Chris Beall (19:17):
I mean, thank God salespeople are not memorable. But if you fail in a memorable way, when you have the follow-up, you could have a problem. But so it comes down to, are you talking to a list that makes sense? That's your 808 dials here. When you talk to them, to those individuals, do you talk to them in a way in which you establish that you are on their side, that you see the world their way and that you're competent to solve a problem they have right now?
And this is where this whole different anatomy of a cold call comes about. We really need to get into it because that's... I mean, I keep saying it's interesting. To me, it's just fascinating that we're at a point in history where the capitalist revolution is over because there's no longer any need for capital to do the classic thing we did in business, which makes factories. Software is eating the world. Innovations and the pace of flow of innovations is up, but the process of taking those innovations to market has gotten more difficult rather than easier. And if you can take innovation to market as a whole product and dominate that market, you'll mentally live to fight another day, but you might be able to dominate another market. And if you have the ability to dominate markets as a core capability of your company, then you can do anything you want in business, including acquiring other companies and all this other stuff. Because you own this innovation engine, the real hard part, which is taking it to market.
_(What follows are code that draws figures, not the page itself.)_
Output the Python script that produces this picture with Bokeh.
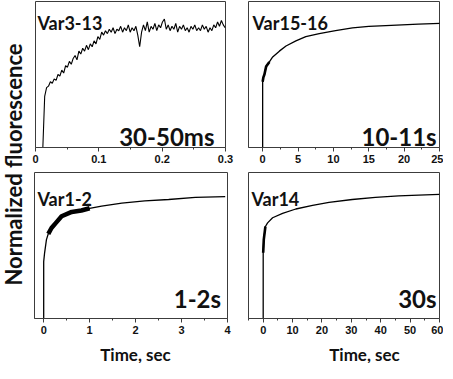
import numpy as np
from bokeh.plotting import figure
from bokeh.layouts import row, column
from bokeh.models import Range1d, FixedTicker, Label, BasicTickFormatter
from bokeh.embed import file_html
from bokeh.resources import INLINE

# ---------------- data (normalized fluorescence, fraction of panel height) -------------
# Var3-13 (ms trace, noisy)
tl_x_start = [0.0116]
tl_y_start = [0.0]
tl_y_noisy = [0.35, 0.41, 0.42, 0.45, 0.44, 0.47, 0.46, 0.50, 0.49, 0.53,
              0.51, 0.56, 0.55, 0.59, 0.57, 0.61, 0.63, 0.60, 0.66, 0.64,
              0.68, 0.66, 0.70, 0.67, 0.71, 0.69, 0.73, 0.71, 0.76, 0.74,
              0.79, 0.77, 0.80, 0.78, 0.81, 0.79, 0.82, 0.78, 0.81, 0.80,
              0.83, 0.79, 0.82, 0.80, 0.84, 0.79, 0.82, 0.80, 0.83, 0.77,
              0.69, 0.79, 0.84, 0.80, 0.86, 0.79, 0.83, 0.81, 0.85, 0.80,
              0.84, 0.82, 0.86, 0.88, 0.81, 0.84, 0.80, 0.83, 0.81, 0.85,
              0.79, 0.83, 0.81, 0.84, 0.80, 0.82, 0.79, 0.83, 0.81, 0.84,
              0.80, 0.82, 0.80, 0.84, 0.81, 0.83, 0.79, 0.82, 0.80, 0.84,
              0.82, 0.86, 0.83, 0.87, 0.84, 0.82]
tl_t_first, tl_t_last = 0.0145, 0.2995

# Var15-16
tr_x = [0.0, 0.0, 0.1, 0.25, 0.49, 0.95, 1.42, 2.36, 3.3, 4.7, 6.1, 8.0,
        10.3, 12.7, 15.0, 17.4, 19.7, 22.0, 25.3]
tr_y = [0.0, 0.45, 0.48, 0.50, 0.554, 0.586, 0.62, 0.66, 0.695, 0.73, 0.76,
        0.78, 0.80, 0.82, 0.83, 0.835, 0.84, 0.845, 0.85]

# Var1-2
bl_x = [0.0, 0.0, 0.02, 0.06, 0.1, 0.17, 0.28, 0.39, 0.61, 0.82, 1.0, 1.26,
        1.7, 2.2, 2.72, 3.3, 3.95]
bl_y = [0.0, 0.39, 0.45, 0.54, 0.58, 0.62, 0.66, 0.70, 0.73, 0.74, 0.755,
        0.77, 0.79, 0.805, 0.815, 0.83, 0.835]

# Var14
br_x = [0.0, 0.0, 0.2, 0.75, 1.5, 3.2, 6.6, 11.1, 16.8, 22.4, 30.3, 38.2,
        46.1, 52.9, 60.0]
br_y = [0.0, 0.45, 0.54, 0.63, 0.655, 0.69, 0.72, 0.75, 0.775, 0.795, 0.815,
        0.83, 0.84, 0.845, 0.85]

panel_names = ["Var3-13", "Var15-16", "Var1-2", "Var14"]
panel_times = ["30-50ms", "10-11s", "1-2s", "30s"]

tl_ticks = [0.0, 0.1, 0.2, 0.3]
tl_minor = [0.05, 0.15, 0.25]
tr_ticks = [0, 5, 10, 15, 20, 25]
tr_minor = [-2.5, 2.5, 7.5, 12.5, 17.5, 22.5]
bl_ticks = [0, 1, 2, 3, 4]
bl_minor = [0.5, 1.5, 2.5, 3.5]
br_ticks = [0, 10, 20, 30, 40, 50, 60]
br_minor = [-5, 5, 15, 25, 35, 45, 55]

x_label = "Time, sec"
y_label = "Normalized fluorescence"

FONT = "Lato"
TICK_FONT = "Liberation Sans"
FRAME = "#3c3c3c"


def panel(width, height, bl, br, bt, bb, xr, ticks, minor, precision=None):
    p = figure(width=width, height=height, x_range=Range1d(*xr),
               y_range=Range1d(0, 1), output_backend="svg",
               toolbar_location=None, y_axis_location=None,
               min_border_left=bl, min_border_right=br,
               min_border_top=bt, min_border_bottom=bb)
    p.xgrid.visible = False
    p.ygrid.visible = False
    p.outline_line_color = FRAME
    p.outline_line_width = 1
    p.background_fill_color = "white"
    p.border_fill_color = "white"
    ax = p.xaxis[0]
    ax.ticker = FixedTicker(ticks=ticks, minor_ticks=minor)
    if precision is not None:
        ax.formatter = BasicTickFormatter(precision=precision)
    ax.axis_line_color = FRAME
    ax.major_tick_line_color = FRAME
    ax.minor_tick_line_color = FRAME
    ax.major_tick_out = 4
    ax.major_tick_in = 0
    ax.minor_tick_out = 2
    ax.minor_tick_in = 0
    ax.major_label_standoff = 3
    ax.major_label_text_line_height = 1.0
    ax.major_label_text_font = TICK_FONT
    ax.major_label_text_font_style = "bold"
    ax.major_label_text_font_size = "11px"
    ax.major_label_text_color = "#111111"
    return p


def name_label(p, x, y, text):
    p.add_layout(Label(x=x, y=y, text=text, text_font=FONT,
                       text_font_style="bold", text_font_size="18px",
                       text_color="#111111", text_align="left",
                       text_baseline="alphabetic"))


def time_label(p, x, y, text):
    p.add_layout(Label(x=x, y=y, text=text, text_font=FONT,
                       text_font_style="bold", text_font_size="24px",
                       text_color="#111111", text_align="right",
                       text_baseline="bottom"))


LW = 1.3
BB = 25

# top-left
tl = panel(209, 172, 8, 11, 1, BB, (0.0, 0.3), tl_ticks, tl_minor, precision=1)
tl_x = tl_x_start + list(np.linspace(tl_t_first, tl_t_last, len(tl_y_noisy)))
tl_y = tl_y_start + tl_y_noisy
tl.line(tl_x, tl_y, line_color="black", line_width=1.1)
name_label(tl, 0.003, 0.852, panel_names[0])
time_label(tl, 0.2826, -0.025, panel_times[0])

# top-right
tr = panel(207, 172, 12, 4, 1, BB, (-2.0, 25.0), tr_ticks, tr_minor)
tr.line(tr_x, tr_y, line_color="black", line_width=LW)
tr.line(tr_x[1:6], tr_y[1:6], line_color="black", line_width=2.6)
name_label(tr, -1.44, 0.853, panel_names[1])
time_label(tr, 24.6, -0.025, panel_times[1])

# bottom-left
bl = panel(209, 171, 7, 9, 0, BB, (-0.2, 4.0), bl_ticks, bl_minor)
bl.line(bl_x, bl_y, line_color="black", line_width=LW)
bl.line(bl_x[4:11], bl_y[4:11], line_color="black", line_width=4.5)
name_label(bl, -0.135, 0.818, panel_names[2])
time_label(bl, 3.86, 0.04, panel_times[2])

# bottom-right
br = panel(207, 171, 12, 4, 0, BB, (-5.0, 60.0), br_ticks, br_minor)
br.line(br_x, br_y, line_color="black", line_width=LW)
br.line(br_x[1:4], br_y[1:4], line_color="black", line_width=2.6)
name_label(br, -4.0, 0.818, panel_names[3])
time_label(br, 59.0, 0.035, panel_times[3])

# footer row with the x-axis titles (pixel coordinates of the panel block)
ft = figure(width=416, height=20, x_range=Range1d(0, 416), y_range=Range1d(0, 20),
            x_axis_location=None, y_axis_location=None, min_border=0,
            outline_line_color=None, toolbar_location=None, output_backend="svg")
ft.xgrid.visible = False
ft.ygrid.visible = False
for cx in (108, 337):
    ft.add_layout(Label(x=cx, y=20, text=x_label, text_font=FONT,
                        text_font_style="bold", text_font_size="17px",
                        text_color="#111111", text_align="center",
                        text_baseline="top"))

# shared y label
yl = figure(width=27, height=363, x_range=Range1d(0, 27), y_range=Range1d(0, 363),
            x_axis_location=None, y_axis_location=None, min_border=0,
            outline_line_color=None, toolbar_location=None, output_backend="svg")
yl.xgrid.visible = False
yl.ygrid.visible = False
yl.add_layout(Label(x=13.4, y=199, text=y_label, angle=np.pi / 2, text_font=FONT,
                    text_font_style="bold", text_font_size="22px",
                    text_color="#111111", text_align="center",
                    text_baseline="middle"))

layout = row(yl, column(row(tl, tr), row(bl, br), ft))

open("out.html", "w").write(file_html(layout, INLINE))
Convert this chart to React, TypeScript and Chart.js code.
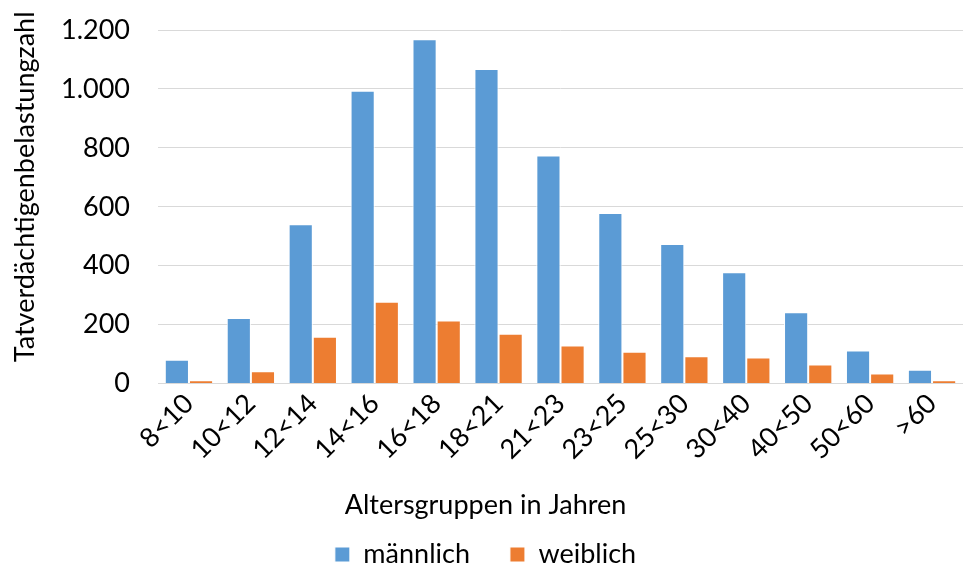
import React, { useEffect, useRef } from 'react';
import { Chart, registerables } from 'chart.js';

Chart.register(...registerables);

const categories = ['8<10', '10<12', '12<14', '14<16', '16<18', '18<21', '21<23', '23<25', '25<30', '30<40', '40<50', '50<60', '>60'];
const maleValues = [81, 223, 541, 994, 1169, 1068, 774, 579, 474, 378, 242, 112, 47];
const femaleValues = [11, 42, 159, 278, 214, 169, 129, 108, 93, 89, 65, 34, 11];
const seriesNames = ['männlich', 'weiblich'];
const yMin = 0;
const yMax = 1200;
const yStep = 200;
const yTitle = 'Tatverdächtigenbelastungzahl';
const xTitle = 'Altersgruppen in Jahren';

const FONT = 'Lato, "Open Sans", sans-serif';
const FS = 27;

function formatDe(v: number): string {
  return String(Math.round(v)).replace(/\B(?=(\d{3})+(?!\d))/g, '.');
}

// Draws the y-axis title slightly above the plot's vertical centre, as in the reference.
const yTitlePlugin = {
  id: 'yTitleOffset',
  afterDraw(chart: any) {
    const { ctx, chartArea } = chart;
    ctx.save();
    ctx.fillStyle = '#000';
    ctx.font = `${FS}px ${FONT}`;
    ctx.textAlign = 'center';
    ctx.textBaseline = 'middle';
    ctx.translate(25, (chartArea.top + chartArea.bottom) / 2 - 20);
    ctx.rotate(-Math.PI / 2);
    ctx.fillText(yTitle, 0, 0);
    ctx.restore();
  },
};

export default function App() {
  const ref = useRef<HTMLCanvasElement | null>(null);

  useEffect(() => {
    if (!ref.current) return;
    const chart = new Chart(ref.current, {
      type: 'bar',
      data: {
        labels: categories,
        datasets: [
          {
            label: seriesNames[0],
            data: maleValues,
            backgroundColor: '#5B9BD5',
            borderColor: '#ffffff',
            borderWidth: 1,
            categoryPercentage: 0.78,
            barPercentage: 1,
          },
          {
            label: seriesNames[1],
            data: femaleValues,
            backgroundColor: '#ED7D31',
            borderColor: '#ffffff',
            borderWidth: 1,
            categoryPercentage: 0.78,
            barPercentage: 1,
          },
        ],
      },
      plugins: [yTitlePlugin],
      options: {
        animation: false,
        responsive: false,
        maintainAspectRatio: false,
        layout: { padding: { top: 0, left: 8, right: 0, bottom: -10 } },
        plugins: {
          legend: {
            position: 'bottom',
            weight: 1000,
            labels: {
              boxWidth: 15,
              boxHeight: 15,
              padding: 40,
              color: '#000',
              font: { family: FONT, size: FS },
            },
          },
          title: {
            display: true,
            position: 'bottom',
            weight: 500,
            text: xTitle,
            color: '#000',
            font: { family: FONT, size: FS, weight: 'normal' },
            padding: { top: 14, bottom: -20 },
          },
          tooltip: { enabled: false },
        },
        scales: {
          x: {
            grid: { display: false, drawTicks: false },
            border: { display: true, color: '#d9d9d9', width: 1 },
            ticks: {
              color: '#000',
              font: { family: FONT, size: FS },
              minRotation: 45,
              maxRotation: 45,
              padding: 4,
            },
            afterFit: (s: any) => {
              s.height = 91;
            },
          },
          y: {
            min: yMin,
            max: yMax,
            grid: { color: '#d9d9d9', lineWidth: 1, drawTicks: false },
            border: { display: false },
            ticks: {
              stepSize: yStep,
              color: '#000',
              font: { family: FONT, size: FS, lineHeight: 0.15 },
              padding: 28,
              callback: (v: any) => formatDe(Number(v)),
            },
            title: { display: false },
            afterFit: (s: any) => {
              s.width = 150;
            },
          },
        },
      },
    });
    return () => chart.destroy();
  }, []);

  return (
    <div style={{ position: 'fixed', left: 0, top: 0, width: 963, height: 568, background: '#fff' }}>
      <canvas ref={ref} width={963} height={568} style={{ width: 963, height: 568 }} />
    </div>
  );
}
But when you come right down to it, you have to manufacture units of trust. And to do that, you have seven seconds. And within those seven seconds, you have to do two things. And one of those things requires, in the traditional paradigm, requires guesswork. And the guests that we traditionally make is that the problem we solve is the problem that is on this prospect's mind at this moment. When Chris Voss said, "Right now," to me that evening, when he said, "You need to show this person that you're competent to solve a problem they have right now," it was the words right now that blew my brain out. Because I just suddenly realized, wait a minute, the problem this person has right now is me. And it turns out the secret to the whole damned thing is for me to actually say, "I am the problem." And to offer a solution to the problem that is me. And that moves the trust needle every time.
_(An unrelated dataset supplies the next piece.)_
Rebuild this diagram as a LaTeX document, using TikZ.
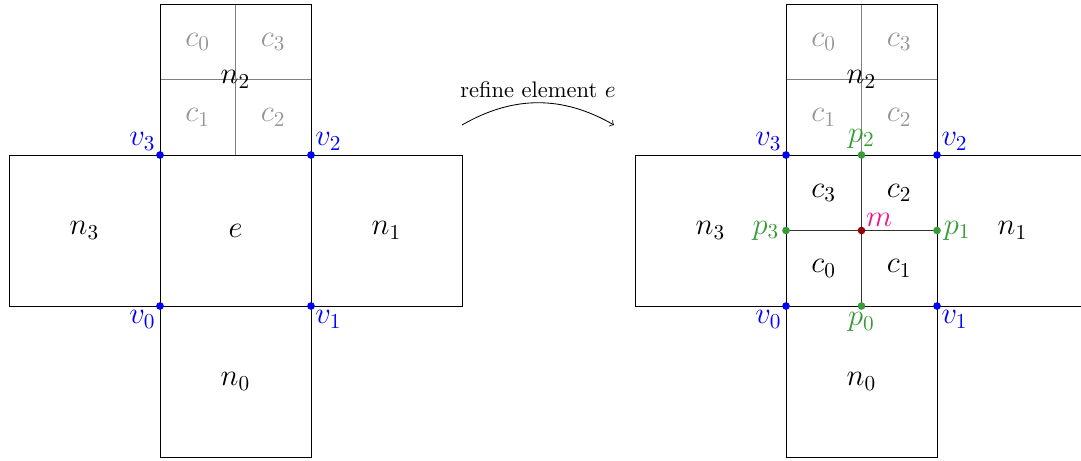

And this is where our customers, when we teach them this, get confused because they then go back to the traditional model and say, "Yeah, but did it produce a meeting?" And that's not the point. The point is 103 million... That was what I said, a hundred and... This little test drive here, at 103... or 108 million bits of information, most of which were not in the words. This is the other part that's hard for people to understand is within those seven seconds, I can only get out so many words. I can probably say 40 words. Let's try to see how many words there are. "I know I'm in an interruption." That's five. "Can I have 27 seconds to tell you why I called?" That's eleven. So 16 words are emitted during that time. So those 16 words average in this case, I think six or seven characters each. So 16 times six, times eight, that's only about 768 bits of information. That's not very much. 768 bits. And yet those 16 words took seven seconds. And in those seven seconds, there are 140,000 bits of information that I've omitted.
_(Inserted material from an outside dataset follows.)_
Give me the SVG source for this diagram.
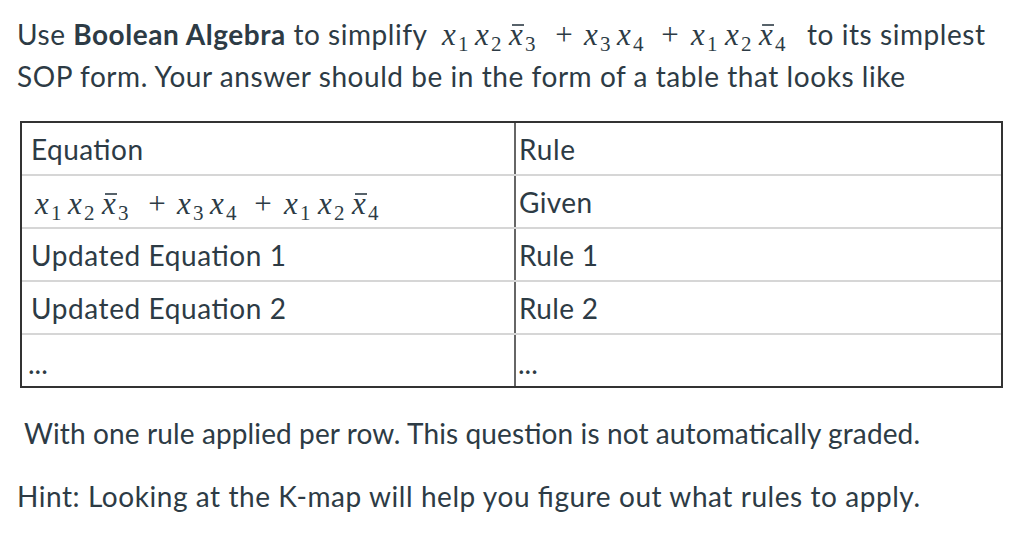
<svg xmlns="http://www.w3.org/2000/svg" width="1024" height="543" viewBox="0 0 1024 543">
<style>
.t{font-family:Lato,"Open Sans",sans-serif;font-size:28px;fill:#2d3b45}
.m{font-family:"Liberation Serif",serif;font-style:italic;fill:#2d3b45}
.n{font-family:"Liberation Serif",serif;fill:#2d3b45}
.ov{stroke:#2d3b45;stroke-width:1.6}
.rl{stroke:#d6d6d6;stroke-width:2}
</style>
<rect width="1024" height="543" fill="#fff"/>
<text class="t" x="17" y="45" textLength="410">Use <tspan font-weight="bold">Boolean Algebra</tspan> to simplify</text>
<g id="math-header" font-size="31" transform="translate(407,-169)">
<text class="m" y="214"><tspan x="35">x</tspan><tspan x="68">x</tspan><tspan x="102">x</tspan><tspan x="177">x</tspan><tspan x="210">x</tspan><tspan x="284">x</tspan><tspan x="318">x</tspan><tspan x="352">x</tspan></text>
<text class="n" y="220" font-size="21"><tspan x="51">1</tspan><tspan x="84">2</tspan><tspan x="118">3</tspan><tspan x="193">3</tspan><tspan x="226">4</tspan><tspan x="300">1</tspan><tspan x="334">2</tspan><tspan x="368">4</tspan></text>
<text class="n" y="214" font-size="31" text-anchor="middle"><tspan x="157">+</tspan><tspan x="263">+</tspan></text>
<line class="ov" x1="105" y1="194" x2="117" y2="194"/>
<line class="ov" x1="355" y1="194" x2="367" y2="194"/>
</g>
<text class="t" x="807" y="45" textLength="178">to its simplest</text>
<text class="t" x="17" y="87" textLength="888">SOP form. Your answer should be in the form of a table that looks like</text>
<g id="table">
<rect x="21" y="122" width="981" height="265" fill="none" stroke="#333" stroke-width="2"/>
<line x1="515" y1="122" x2="515" y2="387" stroke="#333" stroke-width="1.5"/>
<line class="rl" x1="22" y1="175" x2="1001" y2="175"/>
<line class="rl" x1="22" y1="228" x2="1001" y2="228"/>
<line class="rl" x1="22" y1="281" x2="1001" y2="281"/>
<line class="rl" x1="22" y1="334" x2="1001" y2="334"/>
<text class="t" x="31" y="160" textLength="112">Equation</text>
<text class="t" x="519" y="160" textLength="56">Rule</text>
<g id="math-table" font-size="31">
<text class="m" y="214"><tspan x="35">x</tspan><tspan x="68">x</tspan><tspan x="102">x</tspan><tspan x="177">x</tspan><tspan x="210">x</tspan><tspan x="284">x</tspan><tspan x="318">x</tspan><tspan x="352">x</tspan></text>
<text class="n" y="220" font-size="21"><tspan x="51">1</tspan><tspan x="84">2</tspan><tspan x="118">3</tspan><tspan x="193">3</tspan><tspan x="226">4</tspan><tspan x="300">1</tspan><tspan x="334">2</tspan><tspan x="368">4</tspan></text>
<text class="n" y="214" font-size="31" text-anchor="middle"><tspan x="157">+</tspan><tspan x="263">+</tspan></text>
<line class="ov" x1="105" y1="194" x2="117" y2="194"/>
<line class="ov" x1="355" y1="194" x2="367" y2="194"/>
</g>
<text class="t" x="519" y="213" textLength="73">Given</text>
<text class="t" x="31" y="266" textLength="255">Updated Equation 1</text>
<text class="t" x="519" y="266" textLength="79">Rule 1</text>
<text class="t" x="31" y="319" textLength="255">Updated Equation 2</text>
<text class="t" x="519" y="319" textLength="79">Rule 2</text>
<text class="t" x="28" y="374" font-size="18">...</text>
<text class="t" x="518" y="374" font-size="18">...</text>
</g>
<text class="t" x="24" y="444" textLength="896">With one rule applied per row. This question is not automatically graded.</text>
<text class="t" x="17" y="507" textLength="903">Hint: Looking at the K-map will help you figure out what rules to apply.</text>
</svg>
While all the rest of it's the tone of voice, it's prosody, it's what do I sound like? It's who do I sound like? Do I sound like somebody you can trust? So this brings down the talent issue to something that real people don't think about, which is the quality of the voice. I'll call it obvious sincerity of the human being who is having that first seven-second conversation, is the key to market dominance. The script's purpose, the 768 bits of information, role is to be like a surfboard. The job of the surfboard is not to ride the wave. Throw surfboards in the ocean all day long. And you will not have very many artistic wave riding experiences. Surfboards just bob around and do whatever they do. And every once in a while, one of them comes in on a wave and stays on it for a while. Nothing very interesting happens. You put a surfer on the surfboard, constrained by the surfboard. They can't walk around anywhere else on the water. They can only walk around on that tiny little floaty thing that they got underneath them and a fairly small amount of that. But if their skill is high and their courage is there, they know that they're doing within that script, that is the surfboard, they can express their personality.
Corey Frank (24:42):
Let me talk about that for a second. First of all, I love that analogy. The script is your surfboard. The surfer is the tone and the sincerity and who wields that tool.
Chris Beall (24:51):
Yes.
Corey Frank (24:53):
So James... What's the gentleman's name? James Wahlberg. He does the videos... I love his-
Chris Beall (24:57):
[Thornburg 00:24:57].
Corey Frank (24:57):
Thornburg, right? And I love his breakthrough script, but his value prop that he delivers, I think that's where the hiccup is because his tone is exceptional. Very empathetic. His pacing is a masterclass. His body language just gets into it. I mean, he doesn't have a hundred calls. He has one call a hundred times. I mean, he is just the Iceman. He does not leave his wingman. I love it. But it just seems that... though far be it from me... I don't know. I respect the hell out of him for doing it, but it seems like he could do some help on that initial big idea. That seemed to be where he's missing a lot of his success. Now [Brandy 00:25:46] is not the sexiest product, but I still think that's irrelevant.
Chris Beall (25:49):
Yeah. Well, it's a pure trust product too. I mean, it's got the issue that it's a funny kind of software. It's to do this analysis. He is reluctant to talk about a breakthrough because of his own personality. I've actually taken him through the entire messaging workshop. And this is what I do a lot of now, is messaging workshops. And the more sophisticated somebody is, the less likely they are to like the message that we come up with. They're still thinking [crosstalk 00:26:20].
Corey Frank (26:22):
I think he's close. I think really he's so close.
Chris Beall (26:23):
He's close. But I'm happy to have him out there amusing the masses. It works like crazy, but it is true that the surfboard constrains the performance. But I'd rather have a master surfer on a shitty surfboard than the other way... than me on the best surfboard in the world. You put me out there on a wave and you're not going to get much because I wouldn't even get up on the board.